EXERCISE
Write out the data again exactly, skipping every picture.

GIVEN INFORMATION

--- --- ---

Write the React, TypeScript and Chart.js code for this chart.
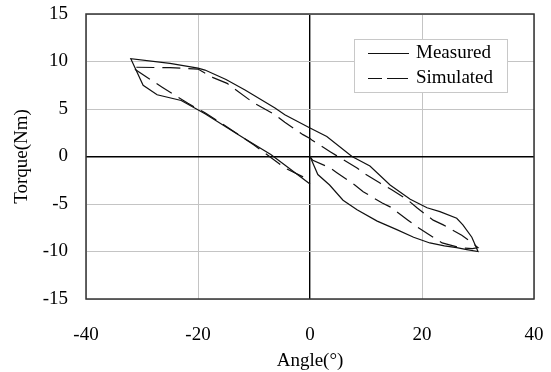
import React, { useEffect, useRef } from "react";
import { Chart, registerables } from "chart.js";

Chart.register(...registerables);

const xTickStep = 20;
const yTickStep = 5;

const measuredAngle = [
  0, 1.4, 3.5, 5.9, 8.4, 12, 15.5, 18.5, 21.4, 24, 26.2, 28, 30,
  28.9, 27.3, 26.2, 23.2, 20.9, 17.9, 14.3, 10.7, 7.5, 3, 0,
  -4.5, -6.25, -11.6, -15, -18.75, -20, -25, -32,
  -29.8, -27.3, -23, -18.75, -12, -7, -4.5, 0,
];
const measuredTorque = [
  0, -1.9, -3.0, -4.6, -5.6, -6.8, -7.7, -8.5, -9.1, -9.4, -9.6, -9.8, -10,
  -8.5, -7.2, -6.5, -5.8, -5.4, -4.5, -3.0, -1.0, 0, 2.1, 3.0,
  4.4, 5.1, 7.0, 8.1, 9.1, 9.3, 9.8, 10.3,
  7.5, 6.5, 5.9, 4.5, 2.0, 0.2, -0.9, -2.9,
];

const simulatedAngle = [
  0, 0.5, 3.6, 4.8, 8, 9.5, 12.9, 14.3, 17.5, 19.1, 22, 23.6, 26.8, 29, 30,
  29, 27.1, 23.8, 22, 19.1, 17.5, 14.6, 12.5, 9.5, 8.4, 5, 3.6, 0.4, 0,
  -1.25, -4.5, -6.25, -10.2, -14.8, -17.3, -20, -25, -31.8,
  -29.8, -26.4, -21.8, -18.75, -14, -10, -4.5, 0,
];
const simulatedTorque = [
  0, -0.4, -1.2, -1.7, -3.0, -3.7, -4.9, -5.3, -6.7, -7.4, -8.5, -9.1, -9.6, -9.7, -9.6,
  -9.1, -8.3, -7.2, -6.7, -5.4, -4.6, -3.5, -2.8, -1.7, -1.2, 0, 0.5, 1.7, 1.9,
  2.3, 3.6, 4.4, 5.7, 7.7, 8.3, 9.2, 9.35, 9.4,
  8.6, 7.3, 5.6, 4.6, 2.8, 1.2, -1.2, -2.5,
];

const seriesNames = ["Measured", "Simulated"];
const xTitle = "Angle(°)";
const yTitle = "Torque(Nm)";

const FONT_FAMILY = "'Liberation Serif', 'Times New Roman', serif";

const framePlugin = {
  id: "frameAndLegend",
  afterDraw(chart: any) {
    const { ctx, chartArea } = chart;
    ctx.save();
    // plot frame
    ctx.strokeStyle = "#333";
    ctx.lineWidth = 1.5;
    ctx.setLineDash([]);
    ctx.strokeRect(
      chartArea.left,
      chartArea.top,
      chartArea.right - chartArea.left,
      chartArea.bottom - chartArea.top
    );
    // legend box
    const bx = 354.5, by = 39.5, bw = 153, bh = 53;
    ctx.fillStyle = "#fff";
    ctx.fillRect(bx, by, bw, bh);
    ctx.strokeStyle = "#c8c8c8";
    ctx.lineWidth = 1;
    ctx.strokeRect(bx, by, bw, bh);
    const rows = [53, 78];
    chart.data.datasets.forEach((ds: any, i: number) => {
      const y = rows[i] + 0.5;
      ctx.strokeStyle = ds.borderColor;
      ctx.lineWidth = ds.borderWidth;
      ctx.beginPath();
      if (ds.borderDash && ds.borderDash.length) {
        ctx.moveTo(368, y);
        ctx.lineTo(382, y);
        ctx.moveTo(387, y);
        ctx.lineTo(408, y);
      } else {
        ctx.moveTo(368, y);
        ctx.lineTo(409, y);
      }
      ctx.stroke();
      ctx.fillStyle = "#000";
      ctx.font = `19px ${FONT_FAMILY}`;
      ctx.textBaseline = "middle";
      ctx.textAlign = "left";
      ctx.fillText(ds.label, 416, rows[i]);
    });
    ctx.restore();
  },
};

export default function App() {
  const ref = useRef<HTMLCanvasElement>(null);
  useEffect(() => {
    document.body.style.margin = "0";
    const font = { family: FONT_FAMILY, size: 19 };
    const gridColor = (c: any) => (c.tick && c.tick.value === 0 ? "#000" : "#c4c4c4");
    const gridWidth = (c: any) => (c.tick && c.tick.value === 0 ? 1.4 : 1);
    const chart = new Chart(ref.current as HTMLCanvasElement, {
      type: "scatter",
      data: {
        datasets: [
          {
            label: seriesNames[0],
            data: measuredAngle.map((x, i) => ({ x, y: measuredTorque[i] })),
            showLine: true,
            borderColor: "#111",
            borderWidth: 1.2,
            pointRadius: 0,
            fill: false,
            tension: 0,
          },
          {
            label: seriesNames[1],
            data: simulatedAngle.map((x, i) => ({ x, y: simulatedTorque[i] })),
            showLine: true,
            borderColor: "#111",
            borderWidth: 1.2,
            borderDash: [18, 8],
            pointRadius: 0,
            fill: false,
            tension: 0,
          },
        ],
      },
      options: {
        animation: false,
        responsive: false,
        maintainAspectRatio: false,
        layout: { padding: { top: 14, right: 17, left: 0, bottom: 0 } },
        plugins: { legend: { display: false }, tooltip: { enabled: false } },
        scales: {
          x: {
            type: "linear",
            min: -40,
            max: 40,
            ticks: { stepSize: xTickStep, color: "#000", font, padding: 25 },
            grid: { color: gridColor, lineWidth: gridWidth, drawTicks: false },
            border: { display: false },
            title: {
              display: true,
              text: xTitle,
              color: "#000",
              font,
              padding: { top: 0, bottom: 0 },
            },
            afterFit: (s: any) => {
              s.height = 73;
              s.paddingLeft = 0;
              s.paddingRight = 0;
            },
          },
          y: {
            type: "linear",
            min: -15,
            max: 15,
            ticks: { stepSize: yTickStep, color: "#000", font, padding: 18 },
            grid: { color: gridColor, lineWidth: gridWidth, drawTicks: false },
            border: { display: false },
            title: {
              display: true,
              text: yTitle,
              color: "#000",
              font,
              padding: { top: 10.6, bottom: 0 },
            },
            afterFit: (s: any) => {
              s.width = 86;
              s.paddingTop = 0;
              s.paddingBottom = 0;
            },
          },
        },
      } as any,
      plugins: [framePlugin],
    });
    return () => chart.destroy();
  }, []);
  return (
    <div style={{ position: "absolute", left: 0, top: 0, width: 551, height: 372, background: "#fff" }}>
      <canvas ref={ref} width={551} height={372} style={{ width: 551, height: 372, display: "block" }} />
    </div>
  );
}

--- --- ---

RESPONSE TO THE TASK
Write the React, TypeScript and Chart.js code for this chart.
import React, { useEffect, useRef } from "react";
import { Chart, registerables } from "chart.js";

Chart.register(...registerables);

const xTickStep = 20;
const yTickStep = 5;

const measuredAngle = [
  0, 1.4, 3.5, 5.9, 8.4, 12, 15.5, 18.5, 21.4, 24, 26.2, 28, 30,
  28.9, 27.3, 26.2, 23.2, 20.9, 17.9, 14.3, 10.7, 7.5, 3, 0,
  -4.5, -6.25, -11.6, -15, -18.75, -20, -25, -32,
  -29.8, -27.3, -23, -18.75, -12, -7, -4.5, 0,
];
const measuredTorque = [
  0, -1.9, -3.0, -4.6, -5.6, -6.8, -7.7, -8.5, -9.1, -9.4, -9.6, -9.8, -10,
  -8.5, -7.2, -6.5, -5.8, -5.4, -4.5, -3.0, -1.0, 0, 2.1, 3.0,
  4.4, 5.1, 7.0, 8.1, 9.1, 9.3, 9.8, 10.3,
  7.5, 6.5, 5.9, 4.5, 2.0, 0.2, -0.9, -2.9,
];

const simulatedAngle = [
  0, 0.5, 3.6, 4.8, 8, 9.5, 12.9, 14.3, 17.5, 19.1, 22, 23.6, 26.8, 29, 30,
  29, 27.1, 23.8, 22, 19.1, 17.5, 14.6, 12.5, 9.5, 8.4, 5, 3.6, 0.4, 0,
  -1.25, -4.5, -6.25, -10.2, -14.8, -17.3, -20, -25, -31.8,
  -29.8, -26.4, -21.8, -18.75, -14, -10, -4.5, 0,
];
const simulatedTorque = [
  0, -0.4, -1.2, -1.7, -3.0, -3.7, -4.9, -5.3, -6.7, -7.4, -8.5, -9.1, -9.6, -9.7, -9.6,
  -9.1, -8.3, -7.2, -6.7, -5.4, -4.6, -3.5, -2.8, -1.7, -1.2, 0, 0.5, 1.7, 1.9,
  2.3, 3.6, 4.4, 5.7, 7.7, 8.3, 9.2, 9.35, 9.4,
  8.6, 7.3, 5.6, 4.6, 2.8, 1.2, -1.2, -2.5,
];

const seriesNames = ["Measured", "Simulated"];
const xTitle = "Angle(°)";
const yTitle = "Torque(Nm)";

const FONT_FAMILY = "'Liberation Serif', 'Times New Roman', serif";

const framePlugin = {
  id: "frameAndLegend",
  afterDraw(chart: any) {
    const { ctx, chartArea } = chart;
    ctx.save();
    // plot frame
    ctx.strokeStyle = "#333";
    ctx.lineWidth = 1.5;
    ctx.setLineDash([]);
    ctx.strokeRect(
      chartArea.left,
      chartArea.top,
      chartArea.right - chartArea.left,
      chartArea.bottom - chartArea.top
    );
    // legend box
    const bx = 354.5, by = 39.5, bw = 153, bh = 53;
    ctx.fillStyle = "#fff";
    ctx.fillRect(bx, by, bw, bh);
    ctx.strokeStyle = "#c8c8c8";
    ctx.lineWidth = 1;
    ctx.strokeRect(bx, by, bw, bh);
    const rows = [53, 78];
    chart.data.datasets.forEach((ds: any, i: number) => {
      const y = rows[i] + 0.5;
      ctx.strokeStyle = ds.borderColor;
      ctx.lineWidth = ds.borderWidth;
      ctx.beginPath();
      if (ds.borderDash && ds.borderDash.length) {
        ctx.moveTo(368, y);
        ctx.lineTo(382, y);
        ctx.moveTo(387, y);
        ctx.lineTo(408, y);
      } else {
        ctx.moveTo(368, y);
        ctx.lineTo(409, y);
      }
      ctx.stroke();
      ctx.fillStyle = "#000";
      ctx.font = `19px ${FONT_FAMILY}`;
      ctx.textBaseline = "middle";
      ctx.textAlign = "left";
      ctx.fillText(ds.label, 416, rows[i]);
    });
    ctx.restore();
  },
};

export default function App() {
  const ref = useRef<HTMLCanvasElement>(null);
  useEffect(() => {
    document.body.style.margin = "0";
    const font = { family: FONT_FAMILY, size: 19 };
    const gridColor = (c: any) => (c.tick && c.tick.value === 0 ? "#000" : "#c4c4c4");
    const gridWidth = (c: any) => (c.tick && c.tick.value === 0 ? 1.4 : 1);
    const chart = new Chart(ref.current as HTMLCanvasElement, {
      type: "scatter",
      data: {
        datasets: [
          {
            label: seriesNames[0],
            data: measuredAngle.map((x, i) => ({ x, y: measuredTorque[i] })),
            showLine: true,
            borderColor: "#111",
            borderWidth: 1.2,
            pointRadius: 0,
            fill: false,
            tension: 0,
          },
          {
            label: seriesNames[1],
            data: simulatedAngle.map((x, i) => ({ x, y: simulatedTorque[i] })),
            showLine: true,
            borderColor: "#111",
            borderWidth: 1.2,
            borderDash: [18, 8],
            pointRadius: 0,
            fill: false,
            tension: 0,
          },
        ],
      },
      options: {
        animation: false,
        responsive: false,
        maintainAspectRatio: false,
        layout: { padding: { top: 14, right: 17, left: 0, bottom: 0 } },
        plugins: { legend: { display: false }, tooltip: { enabled: false } },
        scales: {
          x: {
            type: "linear",
            min: -40,
            max: 40,
            ticks: { stepSize: xTickStep, color: "#000", font, padding: 25 },
            grid: { color: gridColor, lineWidth: gridWidth, drawTicks: false },
            border: { display: false },
            title: {
              display: true,
              text: xTitle,
              color: "#000",
              font,
              padding: { top: 0, bottom: 0 },
            },
            afterFit: (s: any) => {
              s.height = 73;
              s.paddingLeft = 0;
              s.paddingRight = 0;
            },
          },
          y: {
            type: "linear",
            min: -15,
            max: 15,
            ticks: { stepSize: yTickStep, color: "#000", font, padding: 18 },
            grid: { color: gridColor, lineWidth: gridWidth, drawTicks: false },
            border: { display: false },
            title: {
              display: true,
              text: yTitle,
              color: "#000",
              font,
              padding: { top: 10.6, bottom: 0 },
            },
            afterFit: (s: any) => {
              s.width = 86;
              s.paddingTop = 0;
              s.paddingBottom = 0;
            },
          },
        },
      } as any,
      plugins: [framePlugin],
    });
    return () => chart.destroy();
  }, []);
  return (
    <div style={{ position: "absolute", left: 0, top: 0, width: 551, height: 372, background: "#fff" }}>
      <canvas ref={ref} width={551} height={372} style={{ width: 551, height: 372, display: "block" }} />
    </div>
  );
}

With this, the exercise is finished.